• _DATA SECTION_:
— start —

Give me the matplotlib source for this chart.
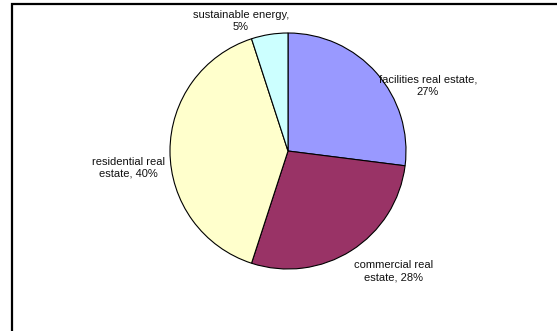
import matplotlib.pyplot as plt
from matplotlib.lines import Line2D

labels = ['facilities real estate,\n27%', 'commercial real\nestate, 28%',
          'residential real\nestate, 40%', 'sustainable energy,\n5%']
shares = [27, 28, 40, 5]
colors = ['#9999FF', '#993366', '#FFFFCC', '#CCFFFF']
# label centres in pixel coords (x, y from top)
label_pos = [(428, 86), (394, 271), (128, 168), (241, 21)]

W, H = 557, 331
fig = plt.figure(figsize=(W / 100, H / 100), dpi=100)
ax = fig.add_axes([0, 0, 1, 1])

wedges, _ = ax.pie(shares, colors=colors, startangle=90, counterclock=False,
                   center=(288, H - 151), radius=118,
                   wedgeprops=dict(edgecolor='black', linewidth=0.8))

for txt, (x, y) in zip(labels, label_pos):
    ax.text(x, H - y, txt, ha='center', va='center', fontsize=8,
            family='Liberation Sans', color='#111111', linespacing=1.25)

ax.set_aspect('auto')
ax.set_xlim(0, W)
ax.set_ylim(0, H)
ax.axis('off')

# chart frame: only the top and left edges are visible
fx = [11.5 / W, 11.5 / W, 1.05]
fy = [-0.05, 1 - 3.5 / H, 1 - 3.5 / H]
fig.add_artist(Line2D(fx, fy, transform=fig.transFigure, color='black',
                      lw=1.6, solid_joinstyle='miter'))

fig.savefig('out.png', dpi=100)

— end —

• _WHAT YOU SHOULD DO_:
Exclude the pictures, and transcribe all of the material exactly.

• _THE COMPLETED TASK_:
Give me the matplotlib source for this chart.
import matplotlib.pyplot as plt
from matplotlib.lines import Line2D

labels = ['facilities real estate,\n27%', 'commercial real\nestate, 28%',
          'residential real\nestate, 40%', 'sustainable energy,\n5%']
shares = [27, 28, 40, 5]
colors = ['#9999FF', '#993366', '#FFFFCC', '#CCFFFF']
# label centres in pixel coords (x, y from top)
label_pos = [(428, 86), (394, 271), (128, 168), (241, 21)]

W, H = 557, 331
fig = plt.figure(figsize=(W / 100, H / 100), dpi=100)
ax = fig.add_axes([0, 0, 1, 1])

wedges, _ = ax.pie(shares, colors=colors, startangle=90, counterclock=False,
                   center=(288, H - 151), radius=118,
                   wedgeprops=dict(edgecolor='black', linewidth=0.8))

for txt, (x, y) in zip(labels, label_pos):
    ax.text(x, H - y, txt, ha='center', va='center', fontsize=8,
            family='Liberation Sans', color='#111111', linespacing=1.25)

ax.set_aspect('auto')
ax.set_xlim(0, W)
ax.set_ylim(0, H)
ax.axis('off')

# chart frame: only the top and left edges are visible
fx = [11.5 / W, 11.5 / W, 1.05]
fy = [-0.05, 1 - 3.5 / H, 1 - 3.5 / H]
fig.add_artist(Line2D(fx, fy, transform=fig.transFigure, color='black',
                      lw=1.6, solid_joinstyle='miter'))

fig.savefig('out.png', dpi=100)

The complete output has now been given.